A: During the ‘personal contact’ phase, after the vehicle is pulled over, officers make observations while first interacting with a driver. Before approaching a vehicle, officers discern if a driver has any difficulty responding to the cruiser lights and safely stopping the vehicle. Once an officer starts approaching a vehicle to interact with a driver, the officer is looking for clues that the driver is intoxicated. Those clues include: the odor of alcohol, the condition of the driver’s eyes, slurred speech, level of coordination, and overall attitude, just to name a few.
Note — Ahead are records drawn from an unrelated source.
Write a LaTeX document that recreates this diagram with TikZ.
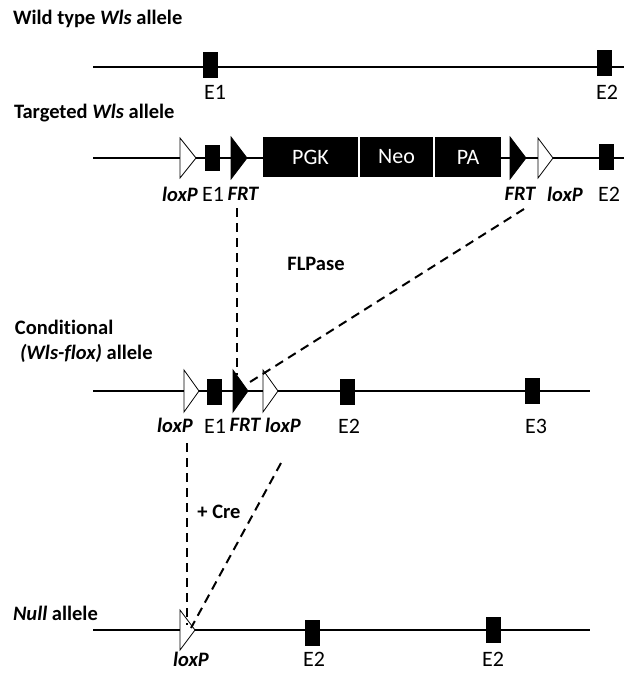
\documentclass[tikz,border=0pt]{standalone}
\usepackage{fontspec}
\setmainfont{Carlito}[Ligatures=NoCommon]
\usetikzlibrary{positioning}
\tikzset{exon/.style = {fill, inner sep = 0, minimum width = 15, minimum height = 26}}
\tikzset{lbl/.style = {inner sep = 0, font = \fontsize{22}{24}\selectfont}}
\tikzset{site/.style = {inner sep = 0, font = \fontsize{20.5}{23}\selectfont\bfseries\itshape}}
\tikzset{ttl/.style = {anchor = west, inner sep = 0, font = \fontsize{20.5}{23}\selectfont\bfseries}}
\tikzset{cassette/.style = {fill, text = white, inner sep = 0, minimum height = 40,
    font = \fontsize{22}{24}\selectfont}}
\tikzset{lox/.style = {draw, fill = white, line width = 0.8}}
\tikzset{frt/.style = {draw, fill, line width = 0.8}}

\begin{document}
\begin{tikzpicture}[x=1pt, y=-1pt, every path/.style={line width=2}]
      \useasboundingbox (0,0) rectangle (624,673);
      \tikzset{cut/.style = {dashed, dash pattern = on 9 off 6}}

      % wild type
      \node[ttl] (wt) at (12,19) {Wild type \textit{Wls} allele};
      \draw (93,67) -- (624,67);
      \node[exon] (wte1) at (210,65) {};
      \node[exon] (wte2) at (604,63) {};
      \node[lbl] at (215,92) {E1};
      \node[lbl] at (607,92) {E2};

      % targeted
      \node[ttl] (tg) at (13,113) {Targeted \textit{Wls} allele};
      \draw (93,158) -- (624,158);
      \draw[lox] (180,138) -- (196,158) -- (180,178) -- cycle;
      \draw[frt] (231,137) -- (247,158) -- (231,179) -- cycle;
      \draw[frt] (510,137) -- (526,158) -- (510,179) -- cycle;
      \draw[lox] (538,138) -- (553,158) -- (538,178) -- cycle;
      \node[exon] (tge1) at (212.5,158) {};
      \node[exon] (tge2) at (606,157) {};
      \node[cassette, minimum width = 95] (pgk) at (310.5,157) {PGK};
      \node[cassette, minimum width = 73, right = 0 of pgk] (neo) {Neo};
      \node[cassette, minimum width = 66, right = 0 of neo] (pa) {PA};
      \draw[white, line width = 1.5] (pgk.north east) -- (pgk.south east);
      \draw[white, line width = 1.5] (neo.north east) -- (neo.south east);
      \node[site] (tglox1) at (180,194) {loxP};
      \node[lbl] at (213,194) {E1};
      \node[site] (tgfrt1) at (243,194) {FRT};
      \node[site] (tgfrt2) at (520,194) {FRT};
      \node[site] (tglox2) at (565,194) {loxP};
      \node[lbl] at (609,194) {E2};

      \node[font = \fontsize{20.5}{23}\selectfont\bfseries] (flp) at (316,264) {FLPase};

      % conditional
      \node[ttl] (cd) at (14,327) {Conditional};
      \node[ttl] (cd2) at (19,353) {\textit{(Wls-flox)} allele};
      \draw (93,391) -- (590,391);
      \draw[lox] (184,370) -- (199,391) -- (184,412) -- cycle;
      \draw[frt] (233,370) -- (248,391) -- (233,412) -- cycle;
      \draw[lox] (263,370) -- (278,391) -- (263,412) -- cycle;
      \node[exon] (cde1) at (214.5,392) {};
      \node[exon] (cde2) at (347.5,392) {};
      \node[exon] (cde3) at (532,391) {};
      \node[site] (cdlox1) at (175,425) {loxP};
      \node[lbl] at (215,426) {E1};
      \node[site] (cdfrt) at (245,425) {FRT};
      \node[site] (cdlox2) at (283,425) {loxP};
      \node[lbl] at (349,426) {E2};
      \node[lbl] at (536,426) {E3};

      \node[font = \fontsize{20.5}{23}\selectfont\bfseries] (cre) at (219,512) {+ Cre};

      % null
      \node[ttl] (nl) at (12,613) {\textit{Null} allele};
      \draw (93,630) -- (590,630);
      \draw[lox] (180,610) -- (195,630) -- (180,650) -- cycle;
      \node[exon] (nle2) at (312.5,633) {};
      \node[exon] (nle2b) at (493,630) {};
      \node[site] (nllox) at (191,659) {loxP};
      \node[lbl] at (314,659) {E2};
      \node[lbl] at (493,659) {E2};

      % excision lines
      \coordinate (f1) at (237,208);
      \coordinate (f2) at (237,375);
      \coordinate (f3) at (524,209);
      \coordinate (f4) at (250,382);
      \coordinate (c1) at (187,443);
      \coordinate (c2) at (187,625);
      \coordinate (c3) at (281,463);
      \coordinate (c4) at (191,628);
      \draw[cut] (f1) -- (f2);
      \draw[cut] (f3) -- (f4);
      \draw[cut] (c1) -- (c2);
      \draw[cut] (c3) -- (c4);
  \end{tikzpicture}
\end{document}
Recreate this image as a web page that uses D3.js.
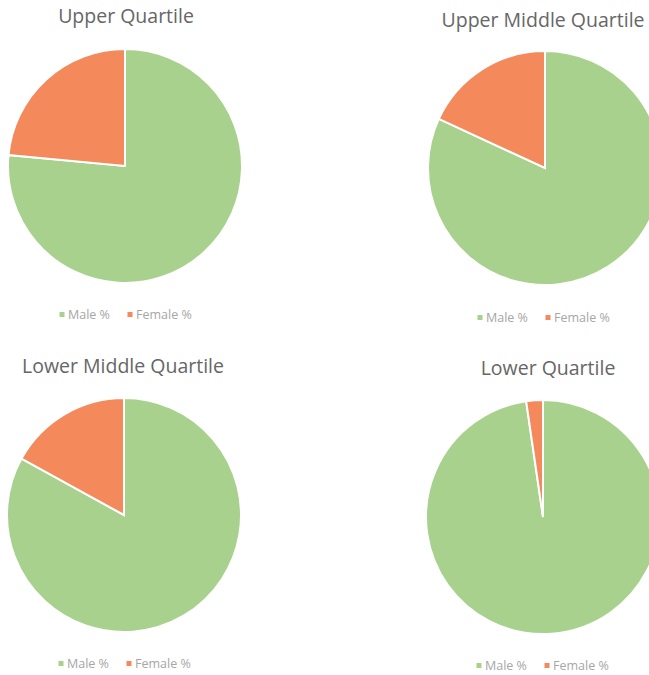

In order for an officer to further detain a driver for a DUI / OVI investigation, the officer must have a reasonable suspicion that the driver is intoxicated.
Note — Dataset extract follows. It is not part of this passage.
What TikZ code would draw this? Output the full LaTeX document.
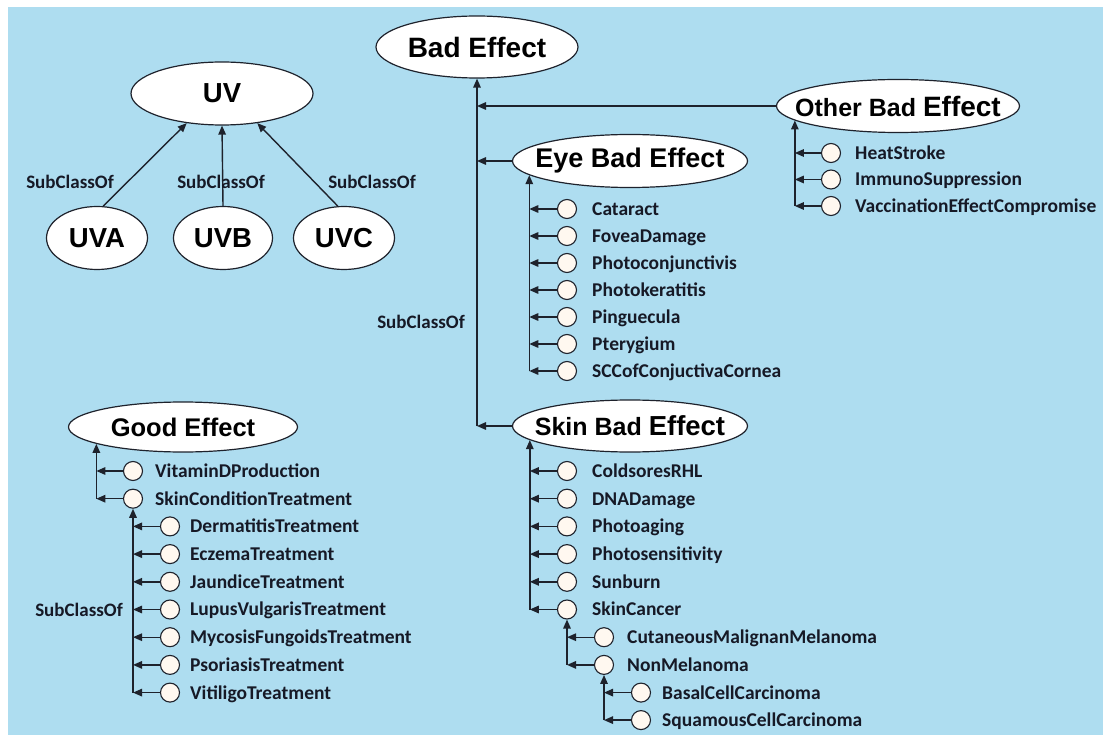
\documentclass[tikz,border=0pt]{standalone}
\usepackage{fontspec}
\setmainfont{Liberation Sans}
\newfontfamily\lblfont{Carlito}
\usetikzlibrary{arrows.meta,calc,shapes.geometric}
\definecolor{sky}{RGB}{174,221,240}
\definecolor{edge}{RGB}{30,34,44}
\definecolor{ink}{RGB}{22,25,38}
\definecolor{cream}{RGB}{255,248,240}
\begin{document}
\begin{tikzpicture}[x=1pt,y=-1pt,
  ell/.style={ellipse, draw=edge, line width=1.2pt, fill=white, inner sep=0pt},
  ttl/.style={font=\bfseries\fontsize{#1}{#1}\selectfont, text=black, inner sep=0pt},
  dot/.style={circle, draw=edge, line width=1.1pt, fill=cream, minimum size=19pt, inner sep=0pt},
  lbl/.style={anchor=base west, inner sep=0pt, font=\lblfont\bfseries\fontsize{19.5}{21}\selectfont, text=ink},
  rel/.style={font=\lblfont\bfseries\fontsize{19}{21}\selectfont, text=ink, inner sep=0pt},
  arr/.style={draw=edge, line width=1.4pt, -{Triangle[length=9pt,width=7.5pt]}},
]
% page and panel
\useasboundingbox (0,0) rectangle (1103,735);
\fill[white] (0,0) rectangle (1103,735);
\fill[sky] (8,7) rectangle (1103,735);

% ---- UV family ----
\node[ell, minimum width=182pt, minimum height=63pt, label={[ttl=27.5, name=uv-t]center:UV}] (uv) at (222,93.5) {};
\node[ell, minimum width=101pt, minimum height=63pt, label={[ttl=27.5, name=uva-t]center:UVA}] (uva) at (97,238) {};
\node[ell, minimum width=99pt, minimum height=63pt, label={[ttl=27.5, name=uvb-t]center:UVB}] (uvb) at (223,238) {};
\node[ell, minimum width=101pt, minimum height=63pt, label={[ttl=27.5, name=uvc-t]center:UVC}] (uvc) at (344,238) {};
\draw[arr] (uva.79) -- (uv.220);
\draw[arr] (uvb.north) -- (uv.south);
\draw[arr] (uvc.101) -- (uv.320);
\node[rel] (sc-a) at (70,182) {SubClassOf};
\node[rel] (sc-b) at (221,182) {SubClassOf};
\node[rel] (sc-c) at (372,182) {SubClassOf};

% ---- Bad effects ----
\node[ell, minimum width=202pt, minimum height=62pt, label={[ttl=28, name=bad-t]center:Bad Effect}] (bad) at (477,47) {};
\node[ell, minimum width=243pt, minimum height=53pt,
      label={[ttl=25, name=other-t]center:Other Bad {\fontsize{28}{28}\selectfont Effect}}] (other) at (898,106) {};
\node[ell, minimum width=235pt, minimum height=53pt, label={[ttl=27, name=eye-t]center:Eye Bad Effect}] (eye) at (630,161) {};
\node[ell, minimum width=235pt, minimum height=52pt,
      label={[ttl=25, name=skin-t]center:Skin Bad {\fontsize{27.5}{28}\selectfont Effect}}] (skin) at (630,426) {};

\draw[arr] (skin.west -| bad.south) -- (bad.south);
\draw[arr] (other.west) -- (other.west -| bad.south);
\draw[arr] (eye.west) -- (eye.west -| bad.south);
\draw[arr] (skin.west) -- (skin.west -| bad.south);
\node[rel] (sc-bad) at (421,322) {SubClassOf};

% other bad effects
\foreach \n/\t [count=\k from 0] in {o1/HeatStroke, o2/ImmunoSuppression, o3/VaccinationEffectCompromise} {
  \node[dot] (\n) at (831,153+26.5*\k) {};
  \node[lbl] (\n-t) at ($(\n.center)+(24,6.4)$) {\t};
  \draw[arr] (\n.west) -- (\n.west -| other.188);
}
\draw[arr] (o3.west -| other.188) -- (other.188);

% eye bad effects
\foreach \n/\t [count=\k from 0] in {e1/Cataract, e2/FoveaDamage, e3/Photoconjunctivis, e4/Photokeratitis,
    e5/Pinguecula, e6/Pterygium, e7/SCCofConjuctivaCornea} {
  \node[dot] (\n) at (567,209+27*\k) {};
  \node[lbl] (\n-t) at ($(\n.center)+(25,6.4)$) {\t};
  \draw[arr] (\n.west) -- (\n.west -| eye.188);
}
\draw[arr] (e7.west -| eye.188) -- (eye.188);

% skin bad effects
\foreach \n/\t [count=\k from 0] in {s1/ColdsoresRHL, s2/DNADamage, s3/Photoaging, s4/Photosensitivity,
    s5/Sunburn, s6/SkinCancer} {
  \node[dot] (\n) at (567,471+27.7*\k) {};
  \node[lbl] (\n-t) at ($(\n.center)+(25,6.4)$) {\t};
  \draw[arr] (\n.west) -- (\n.west -| skin.188);
}
\draw[arr] (s6.west -| skin.188) -- (skin.188);

% skin cancer kinds
\foreach \n/\t [count=\k from 0] in {k1/CutaneousMalignanMelanoma, k2/NonMelanoma} {
  \node[dot] (\n) at (604,637.2+27.7*\k) {};
  \node[lbl] (\n-t) at ($(\n.center)+(23,6.4)$) {\t};
  \draw[arr] (\n.west) -- (\n.west -| s6.south);
}
\draw[arr] (k2.west -| s6.south) -- (s6.south);

% non-melanoma kinds
\foreach \n/\t [count=\k from 0] in {m1/BasalCellCarcinoma, m2/SquamousCellCarcinoma} {
  \node[dot] (\n) at (641,692.6+27.5*\k) {};
  \node[lbl] (\n-t) at ($(\n.center)+(21,6.4)$) {\t};
  \draw[arr] (\n.west) -- (\n.west -| k2.south);
}
\draw[arr] (m2.west -| k2.south) -- (k2.south);

% ---- Good effects ----
\node[ell, minimum width=229pt, minimum height=50pt, label={[ttl=25.5, name=good-t]center:Good Effect}] (good) at (183,427) {};
\foreach \n/\t [count=\k from 0] in {g1/VitaminDProduction, g2/SkinConditionTreatment} {
  \node[dot] (\n) at (133,471+27.7*\k) {};
  \node[lbl] (\n-t) at ($(\n.center)+(22,6.4)$) {\t};
  \draw[arr] (\n.west) -- (\n.west -| good.191);
}
\draw[arr] (g2.west -| good.191) -- (good.191);

\foreach \n/\t [count=\k from 0] in {t1/DermatitisTreatment, t2/EczemaTreatment, t3/JaundiceTreatment,
    t4/LupusVulgarisTreatment, t5/MycosisFungoidsTreatment, t6/PsoriasisTreatment, t7/VitiligoTreatment} {
  \node[dot] (\n) at (170,526.4+27.7*\k) {};
  \node[lbl] (\n-t) at ($(\n.center)+(20,6.4)$) {\t};
  \draw[arr] (\n.west) -- (\n.west -| g2.south);
}
\draw[arr] (t7.west -| g2.south) -- (g2.south);
\node[rel] (sc-good) at (79,610) {SubClassOf};
\end{tikzpicture}
\end{document}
Q: What assessments do officers perform during the ‘pre-arrest screening’ phase?
A: The ‘pre-arrest screening’ phase is also known as the field sobriety tests. Field sobriety tests assist officers in determining whether a driver likely to test over the legal limit. The three standardized field sobriety tests are: the walk and turn, the one leg stand, and the horizontal gaze nystagmus. Although officers do not inform drivers, individuals are not legally required to perform field sobriety tests. However, there are pros and cons to taking or refusing the tests.
Q: How do officers conclude whether to arrest an individual for DUI / OVI?
A: For an officer to arrest and/or charge a driver for drunk driving in Ohio, an officer must have probable cause to believe the individual operated a vehicle intoxicated. An officer must base that conclusion on the totality of the circumstances. All of the evidence indicating that a driver is intoxicated, as well as all the evidence indicating that a driver is not intoxicated, should be considered by the officer. If an officer concludes a driver is intoxicated, the officer will inform the driver that her or she is being placed under arrest for DU I /OVI, and the driver is typically handcuffed. If the arrest is not justified by probable cause, any evidence obtained after the arrest should be thrown out.